Collected material
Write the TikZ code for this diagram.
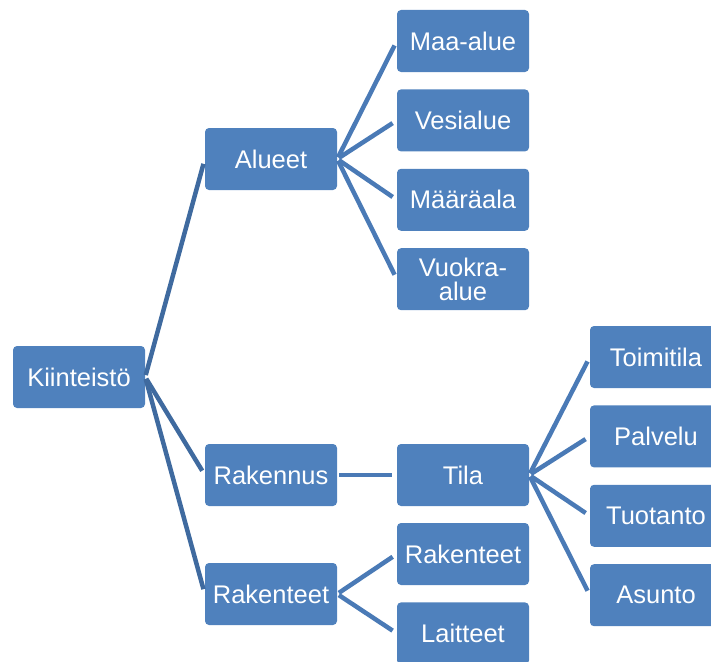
\documentclass[tikz,border=0pt]{standalone}
\usepackage{fontspec}
\setmainfont{Liberation Sans}
\usetikzlibrary{positioning}
\definecolor{ktfill}{HTML}{4F81BD}
\definecolor{ktline}{HTML}{4A7AB6}
\definecolor{ktroot}{HTML}{3F6A9F}
\tikzset{
  kt/box/.style={fill=ktfill, draw=none, rounded corners=4pt, text=white, align=center, minimum width=132pt, minimum height=62pt, inner sep=2pt, font=\fontsize{25.5}{23.5}\selectfont},
  kt/link/.style={draw=ktline, line width=4.5pt, shorten <=2pt, shorten >=5pt},
  kt/rootlink/.style={kt/link, draw=ktroot},
}

\begin{document}
\begin{tikzpicture}[x=1pt, y=-1pt, node distance=17pt]
  \path[use as bounding box, clip] (0,0) rectangle (711,661);

  % Juuri ja toinen taso
  \node[kt/box] (kiint) at (79,377) {Kiinteistö};
  \node[kt/box] (alueet) at (271,159) {Alueet};
  \node[kt/box] (rakennus) at (271,475) {Rakennus};
  \node[kt/box] (rakenteet) at (271,594) {Rakenteet};

  % Alueet
  \node[kt/box] (maa) at (463,41) {Maa-alue};
  \node[kt/box, below=of maa] (vesi) {Vesialue};
  \node[kt/box, below=of vesi] (maara) {Määräala};
  \node[kt/box, below=of maara] (vuokra) {Vuokra-\\alue};

  % Rakennus ja rakenteet
  \node[kt/box] (tila) at (463,475) {Tila};
  \node[kt/box] (rak) at (463,554) {Rakenteet};
  \node[kt/box, below=of rak] (lait) {Laitteet};

  % Tilan käyttö
  \node[kt/box] (toimi) at (656,357) {Toimitila};
  \node[kt/box, below=of toimi] (palv) {Palvelu};
  \node[kt/box, below=of palv] (tuot) {Tuotanto};
  \node[kt/box, below=of tuot] (asun) {Asunto};

  % Yhteydet
  \foreach \c in {alueet, rakennus, rakenteet}
    \draw[kt/rootlink] (kiint.east) -- (\c.west);
  \foreach \c in {maa, vesi, maara, vuokra}
    \draw[kt/link] (alueet.east) -- (\c.west);
  \draw[kt/link] (rakennus.east) -- (tila.west);
  \foreach \c in {rak, lait}
    \draw[kt/link] (rakenteet.east) -- (\c.west);
  \foreach \c in {toimi, palv, tuot, asun}
    \draw[kt/link] (tila.east) -- (\c.west);

\end{tikzpicture}
\end{document}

Exercise brief
Except for the pictures, copy the material above exactly.

Exercise solution
Write the TikZ code for this diagram.
\documentclass[tikz,border=0pt]{standalone}
\usepackage{fontspec}
\setmainfont{Liberation Sans}
\usetikzlibrary{positioning}
\definecolor{ktfill}{HTML}{4F81BD}
\definecolor{ktline}{HTML}{4A7AB6}
\definecolor{ktroot}{HTML}{3F6A9F}
\tikzset{
  kt/box/.style={fill=ktfill, draw=none, rounded corners=4pt, text=white, align=center, minimum width=132pt, minimum height=62pt, inner sep=2pt, font=\fontsize{25.5}{23.5}\selectfont},
  kt/link/.style={draw=ktline, line width=4.5pt, shorten <=2pt, shorten >=5pt},
  kt/rootlink/.style={kt/link, draw=ktroot},
}

\begin{document}
\begin{tikzpicture}[x=1pt, y=-1pt, node distance=17pt]
  \path[use as bounding box, clip] (0,0) rectangle (711,661);

  % Juuri ja toinen taso
  \node[kt/box] (kiint) at (79,377) {Kiinteistö};
  \node[kt/box] (alueet) at (271,159) {Alueet};
  \node[kt/box] (rakennus) at (271,475) {Rakennus};
  \node[kt/box] (rakenteet) at (271,594) {Rakenteet};

  % Alueet
  \node[kt/box] (maa) at (463,41) {Maa-alue};
  \node[kt/box, below=of maa] (vesi) {Vesialue};
  \node[kt/box, below=of vesi] (maara) {Määräala};
  \node[kt/box, below=of maara] (vuokra) {Vuokra-\\alue};

  % Rakennus ja rakenteet
  \node[kt/box] (tila) at (463,475) {Tila};
  \node[kt/box] (rak) at (463,554) {Rakenteet};
  \node[kt/box, below=of rak] (lait) {Laitteet};

  % Tilan käyttö
  \node[kt/box] (toimi) at (656,357) {Toimitila};
  \node[kt/box, below=of toimi] (palv) {Palvelu};
  \node[kt/box, below=of palv] (tuot) {Tuotanto};
  \node[kt/box, below=of tuot] (asun) {Asunto};

  % Yhteydet
  \foreach \c in {alueet, rakennus, rakenteet}
    \draw[kt/rootlink] (kiint.east) -- (\c.west);
  \foreach \c in {maa, vesi, maara, vuokra}
    \draw[kt/link] (alueet.east) -- (\c.west);
  \draw[kt/link] (rakennus.east) -- (tila.west);
  \foreach \c in {rak, lait}
    \draw[kt/link] (rakenteet.east) -- (\c.west);
  \foreach \c in {toimi, palv, tuot, asun}
    \draw[kt/link] (tila.east) -- (\c.west);

\end{tikzpicture}
\end{document}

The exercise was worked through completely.